→ Task prompt:
Write out the full listing exactly as given, minus the images.

→ Source excerpt:
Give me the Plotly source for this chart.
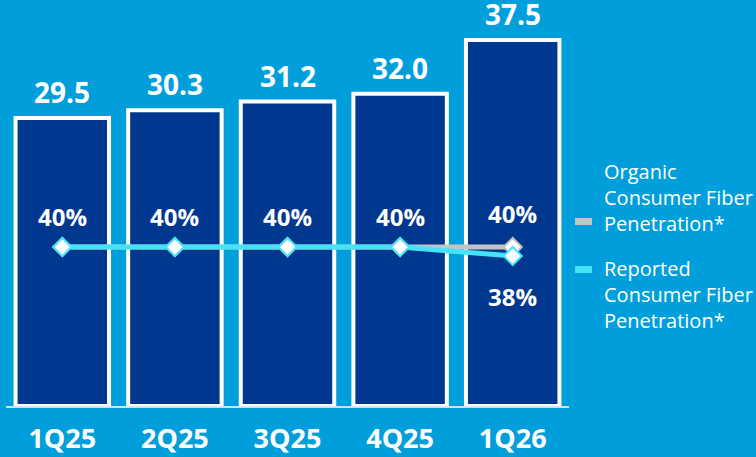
import plotly.graph_objects as go

quarters = ["1Q25", "2Q25", "3Q25", "4Q25", "1Q26"]
bar_values = [29.5, 30.3, 31.2, 32.0, 37.5]
organic_pen = [40, 40, 40, 40, 40]
reported_pen = [40, 40, 40, 40, 38]
bar_labels = ["29.5", "30.3", "31.2", "32.0", "37.5"]
pen_labels_top = ["40%", "40%", "40%", "40%", "40%"]
legend_organic = "Organic<br>Consumer Fiber<br>Penetration*"
legend_reported = "Reported<br>Consumer Fiber<br>Penetration*"

BG = "#009FDB"
BAR = "#00388F"
GRAY = "#C4C4C4"
CYAN = "#45E3F7"
FONT = "Open Sans"

fig = go.Figure()
fig.add_trace(go.Bar(
    x=quarters, y=bar_values,
    marker=dict(color=BAR, line=dict(color="white", width=4)),
    showlegend=False, hoverinfo="skip",
))
fig.add_trace(go.Scatter(
    x=quarters, y=organic_pen, yaxis="y2", mode="lines+markers",
    line=dict(color=GRAY, width=5),
    marker=dict(symbol="diamond", size=14, color="white", line=dict(color=GRAY, width=2)),
    showlegend=False, hoverinfo="skip",
))
fig.add_trace(go.Scatter(
    x=quarters, y=reported_pen, yaxis="y2", mode="lines+markers",
    line=dict(color=CYAN, width=5),
    marker=dict(symbol="diamond", size=14, color="white", line=dict(color=CYAN, width=2)),
    showlegend=False, hoverinfo="skip",
))

annotations = []
for q, v, lab in zip(quarters, bar_values, bar_labels):
    annotations.append(dict(x=q, y=v, xref="x", yref="y", text=f"<b>{lab}</b>",
                            showarrow=False, yanchor="bottom", yshift=5,
                            font=dict(family=FONT, size=28, color="white")))
for i, (q, v, lab) in enumerate(zip(quarters, organic_pen, pen_labels_top)):
    annotations.append(dict(x=q, y=v, xref="x", yref="y2", text=f"<b>{lab}</b>",
                            showarrow=False, yanchor="middle",
                            yshift=34 if i == len(quarters) - 1 else 31,
                            font=dict(family=FONT, size=24, color="white")))
annotations.append(dict(x=quarters[-1], y=reported_pen[-1], xref="x", yref="y2",
                        text=f"<b>{reported_pen[-1]}%</b>", showarrow=False,
                        yanchor="middle", yshift=-40,
                        font=dict(family=FONT, size=24, color="white")))
annotations.append(dict(x=602, y=457 - 197, xref="paper", yref="paper", text=legend_organic,
                        showarrow=False, xanchor="left", yanchor="middle", align="left",
                        font=dict(family=FONT, size=20, color="white")))
annotations.append(dict(x=602, y=457 - 294, xref="paper", yref="paper", text=legend_reported,
                        showarrow=False, xanchor="left", yanchor="middle", align="left",
                        font=dict(family=FONT, size=20, color="white")))

fig.update_layout(
    width=756, height=457,
    margin=dict(l=6, r=187, t=12, b=51, autoexpand=False),
    paper_bgcolor=BG, plot_bgcolor=BG,
    bargap=0.17,
    font=dict(family=FONT, color="white"),
    xaxis=dict(showgrid=False, showline=True, linecolor="#CFE3EE", linewidth=2,
               ticks="", tickfont=dict(family=FONT, size=27, color="white"),
               ticklabelstandoff=8, automargin=False,
               tickprefix="<b>", ticksuffix="</b>", fixedrange=True),
    yaxis=dict(range=[0, 40.37], visible=False, showgrid=False, fixedrange=True,
               automargin=False),
    yaxis2=dict(range=[4.67, 92.23], overlaying="y", visible=False, showgrid=False,
                automargin=False),
)
H = 457 - 12 - 51
fig.update_layout(annotations=[
    {**a, "x": (a["x"] - 6) / 563, "y": (a["y"] - 51) / H} if a.get("xref") == "paper" else a
    for a in annotations
])
fig.add_shape(type="rect", xref="paper", yref="paper",
              x0=(575 - 6) / 563, x1=(592 - 6) / 563,
              y0=(457 - 225 - 51) / H, y1=(457 - 218 - 51) / H,
              fillcolor=GRAY, line_width=0)
fig.add_shape(type="rect", xref="paper", yref="paper",
              x0=(575 - 6) / 563, x1=(592 - 6) / 563,
              y0=(457 - 273 - 51) / H, y1=(457 - 266 - 51) / H,
              fillcolor=CYAN, line_width=0)

fig.write_html("out.html")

→ Task solution:
Give me the Plotly source for this chart.
import plotly.graph_objects as go

quarters = ["1Q25", "2Q25", "3Q25", "4Q25", "1Q26"]
bar_values = [29.5, 30.3, 31.2, 32.0, 37.5]
organic_pen = [40, 40, 40, 40, 40]
reported_pen = [40, 40, 40, 40, 38]
bar_labels = ["29.5", "30.3", "31.2", "32.0", "37.5"]
pen_labels_top = ["40%", "40%", "40%", "40%", "40%"]
legend_organic = "Organic<br>Consumer Fiber<br>Penetration*"
legend_reported = "Reported<br>Consumer Fiber<br>Penetration*"

BG = "#009FDB"
BAR = "#00388F"
GRAY = "#C4C4C4"
CYAN = "#45E3F7"
FONT = "Open Sans"

fig = go.Figure()
fig.add_trace(go.Bar(
    x=quarters, y=bar_values,
    marker=dict(color=BAR, line=dict(color="white", width=4)),
    showlegend=False, hoverinfo="skip",
))
fig.add_trace(go.Scatter(
    x=quarters, y=organic_pen, yaxis="y2", mode="lines+markers",
    line=dict(color=GRAY, width=5),
    marker=dict(symbol="diamond", size=14, color="white", line=dict(color=GRAY, width=2)),
    showlegend=False, hoverinfo="skip",
))
fig.add_trace(go.Scatter(
    x=quarters, y=reported_pen, yaxis="y2", mode="lines+markers",
    line=dict(color=CYAN, width=5),
    marker=dict(symbol="diamond", size=14, color="white", line=dict(color=CYAN, width=2)),
    showlegend=False, hoverinfo="skip",
))

annotations = []
for q, v, lab in zip(quarters, bar_values, bar_labels):
    annotations.append(dict(x=q, y=v, xref="x", yref="y", text=f"<b>{lab}</b>",
                            showarrow=False, yanchor="bottom", yshift=5,
                            font=dict(family=FONT, size=28, color="white")))
for i, (q, v, lab) in enumerate(zip(quarters, organic_pen, pen_labels_top)):
    annotations.append(dict(x=q, y=v, xref="x", yref="y2", text=f"<b>{lab}</b>",
                            showarrow=False, yanchor="middle",
                            yshift=34 if i == len(quarters) - 1 else 31,
                            font=dict(family=FONT, size=24, color="white")))
annotations.append(dict(x=quarters[-1], y=reported_pen[-1], xref="x", yref="y2",
                        text=f"<b>{reported_pen[-1]}%</b>", showarrow=False,
                        yanchor="middle", yshift=-40,
                        font=dict(family=FONT, size=24, color="white")))
annotations.append(dict(x=602, y=457 - 197, xref="paper", yref="paper", text=legend_organic,
                        showarrow=False, xanchor="left", yanchor="middle", align="left",
                        font=dict(family=FONT, size=20, color="white")))
annotations.append(dict(x=602, y=457 - 294, xref="paper", yref="paper", text=legend_reported,
                        showarrow=False, xanchor="left", yanchor="middle", align="left",
                        font=dict(family=FONT, size=20, color="white")))

fig.update_layout(
    width=756, height=457,
    margin=dict(l=6, r=187, t=12, b=51, autoexpand=False),
    paper_bgcolor=BG, plot_bgcolor=BG,
    bargap=0.17,
    font=dict(family=FONT, color="white"),
    xaxis=dict(showgrid=False, showline=True, linecolor="#CFE3EE", linewidth=2,
               ticks="", tickfont=dict(family=FONT, size=27, color="white"),
               ticklabelstandoff=8, automargin=False,
               tickprefix="<b>", ticksuffix="</b>", fixedrange=True),
    yaxis=dict(range=[0, 40.37], visible=False, showgrid=False, fixedrange=True,
               automargin=False),
    yaxis2=dict(range=[4.67, 92.23], overlaying="y", visible=False, showgrid=False,
                automargin=False),
)
H = 457 - 12 - 51
fig.update_layout(annotations=[
    {**a, "x": (a["x"] - 6) / 563, "y": (a["y"] - 51) / H} if a.get("xref") == "paper" else a
    for a in annotations
])
fig.add_shape(type="rect", xref="paper", yref="paper",
              x0=(575 - 6) / 563, x1=(592 - 6) / 563,
              y0=(457 - 225 - 51) / H, y1=(457 - 218 - 51) / H,
              fillcolor=GRAY, line_width=0)
fig.add_shape(type="rect", xref="paper", yref="paper",
              x0=(575 - 6) / 563, x1=(592 - 6) / 563,
              y0=(457 - 273 - 51) / H, y1=(457 - 266 - 51) / H,
              fillcolor=CYAN, line_width=0)

fig.write_html("out.html")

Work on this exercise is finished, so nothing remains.